Set problem
Copy all of the material exactly. Pictures are not to appear in the copy.

Given material

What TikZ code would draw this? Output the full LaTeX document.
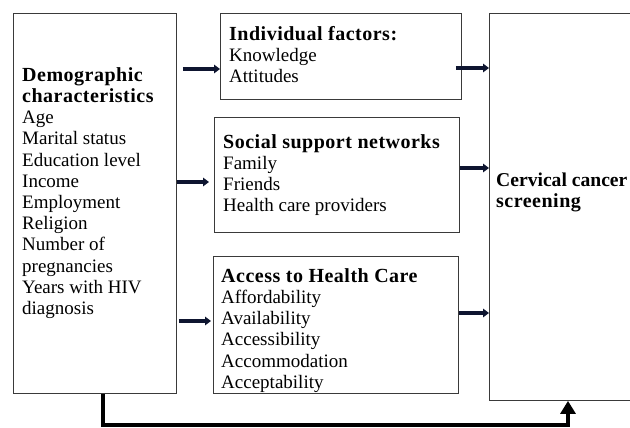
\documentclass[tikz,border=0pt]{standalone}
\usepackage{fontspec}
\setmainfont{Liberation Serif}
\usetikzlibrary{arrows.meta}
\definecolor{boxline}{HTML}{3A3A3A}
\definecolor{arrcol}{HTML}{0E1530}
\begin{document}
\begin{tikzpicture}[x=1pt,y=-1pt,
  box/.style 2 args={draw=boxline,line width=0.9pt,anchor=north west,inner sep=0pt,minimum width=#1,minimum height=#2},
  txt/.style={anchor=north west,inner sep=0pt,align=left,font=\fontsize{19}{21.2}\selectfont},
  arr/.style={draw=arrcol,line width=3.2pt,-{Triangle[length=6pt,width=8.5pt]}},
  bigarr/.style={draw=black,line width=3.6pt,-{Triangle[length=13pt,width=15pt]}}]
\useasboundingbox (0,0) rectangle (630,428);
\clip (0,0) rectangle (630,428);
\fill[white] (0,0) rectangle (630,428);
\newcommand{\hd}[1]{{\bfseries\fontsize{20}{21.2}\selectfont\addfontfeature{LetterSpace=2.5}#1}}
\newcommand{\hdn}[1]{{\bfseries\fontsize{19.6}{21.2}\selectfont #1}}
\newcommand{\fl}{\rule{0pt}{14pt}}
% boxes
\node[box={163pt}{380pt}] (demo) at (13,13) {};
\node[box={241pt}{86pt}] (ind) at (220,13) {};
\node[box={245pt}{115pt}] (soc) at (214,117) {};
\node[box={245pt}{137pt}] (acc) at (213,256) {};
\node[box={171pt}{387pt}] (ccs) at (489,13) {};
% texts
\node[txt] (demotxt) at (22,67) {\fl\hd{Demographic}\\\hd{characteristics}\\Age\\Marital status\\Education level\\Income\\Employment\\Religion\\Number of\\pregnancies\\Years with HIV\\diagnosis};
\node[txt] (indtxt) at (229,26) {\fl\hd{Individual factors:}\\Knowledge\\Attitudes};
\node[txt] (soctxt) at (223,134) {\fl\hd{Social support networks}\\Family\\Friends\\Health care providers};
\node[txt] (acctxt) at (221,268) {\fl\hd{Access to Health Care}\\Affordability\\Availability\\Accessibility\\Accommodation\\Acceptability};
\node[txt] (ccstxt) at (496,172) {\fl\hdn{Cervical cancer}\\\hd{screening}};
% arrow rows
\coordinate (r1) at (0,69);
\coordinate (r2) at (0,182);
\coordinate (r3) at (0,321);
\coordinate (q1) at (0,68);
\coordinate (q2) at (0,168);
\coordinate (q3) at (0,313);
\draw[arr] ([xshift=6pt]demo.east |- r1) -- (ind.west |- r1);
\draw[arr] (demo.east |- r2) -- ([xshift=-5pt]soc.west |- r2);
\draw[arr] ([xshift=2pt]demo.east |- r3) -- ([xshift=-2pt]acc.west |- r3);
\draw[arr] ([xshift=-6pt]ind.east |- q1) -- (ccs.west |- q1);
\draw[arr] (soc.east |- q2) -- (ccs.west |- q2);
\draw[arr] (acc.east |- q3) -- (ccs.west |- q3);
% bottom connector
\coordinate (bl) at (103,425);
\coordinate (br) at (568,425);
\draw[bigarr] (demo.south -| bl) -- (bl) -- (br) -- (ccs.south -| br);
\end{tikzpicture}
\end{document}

The completed task
What TikZ code would draw this? Output the full LaTeX document.
\documentclass[tikz,border=0pt]{standalone}
\usepackage{fontspec}
\setmainfont{Liberation Serif}
\usetikzlibrary{arrows.meta}
\definecolor{boxline}{HTML}{3A3A3A}
\definecolor{arrcol}{HTML}{0E1530}
\begin{document}
\begin{tikzpicture}[x=1pt,y=-1pt,
  box/.style 2 args={draw=boxline,line width=0.9pt,anchor=north west,inner sep=0pt,minimum width=#1,minimum height=#2},
  txt/.style={anchor=north west,inner sep=0pt,align=left,font=\fontsize{19}{21.2}\selectfont},
  arr/.style={draw=arrcol,line width=3.2pt,-{Triangle[length=6pt,width=8.5pt]}},
  bigarr/.style={draw=black,line width=3.6pt,-{Triangle[length=13pt,width=15pt]}}]
\useasboundingbox (0,0) rectangle (630,428);
\clip (0,0) rectangle (630,428);
\fill[white] (0,0) rectangle (630,428);
\newcommand{\hd}[1]{{\bfseries\fontsize{20}{21.2}\selectfont\addfontfeature{LetterSpace=2.5}#1}}
\newcommand{\hdn}[1]{{\bfseries\fontsize{19.6}{21.2}\selectfont #1}}
\newcommand{\fl}{\rule{0pt}{14pt}}
% boxes
\node[box={163pt}{380pt}] (demo) at (13,13) {};
\node[box={241pt}{86pt}] (ind) at (220,13) {};
\node[box={245pt}{115pt}] (soc) at (214,117) {};
\node[box={245pt}{137pt}] (acc) at (213,256) {};
\node[box={171pt}{387pt}] (ccs) at (489,13) {};
% texts
\node[txt] (demotxt) at (22,67) {\fl\hd{Demographic}\\\hd{characteristics}\\Age\\Marital status\\Education level\\Income\\Employment\\Religion\\Number of\\pregnancies\\Years with HIV\\diagnosis};
\node[txt] (indtxt) at (229,26) {\fl\hd{Individual factors:}\\Knowledge\\Attitudes};
\node[txt] (soctxt) at (223,134) {\fl\hd{Social support networks}\\Family\\Friends\\Health care providers};
\node[txt] (acctxt) at (221,268) {\fl\hd{Access to Health Care}\\Affordability\\Availability\\Accessibility\\Accommodation\\Acceptability};
\node[txt] (ccstxt) at (496,172) {\fl\hdn{Cervical cancer}\\\hd{screening}};
% arrow rows
\coordinate (r1) at (0,69);
\coordinate (r2) at (0,182);
\coordinate (r3) at (0,321);
\coordinate (q1) at (0,68);
\coordinate (q2) at (0,168);
\coordinate (q3) at (0,313);
\draw[arr] ([xshift=6pt]demo.east |- r1) -- (ind.west |- r1);
\draw[arr] (demo.east |- r2) -- ([xshift=-5pt]soc.west |- r2);
\draw[arr] ([xshift=2pt]demo.east |- r3) -- ([xshift=-2pt]acc.west |- r3);
\draw[arr] ([xshift=-6pt]ind.east |- q1) -- (ccs.west |- q1);
\draw[arr] (soc.east |- q2) -- (ccs.west |- q2);
\draw[arr] (acc.east |- q3) -- (ccs.west |- q3);
% bottom connector
\coordinate (bl) at (103,425);
\coordinate (br) at (568,425);
\draw[bigarr] (demo.south -| bl) -- (bl) -- (br) -- (ccs.south -| br);
\end{tikzpicture}
\end{document}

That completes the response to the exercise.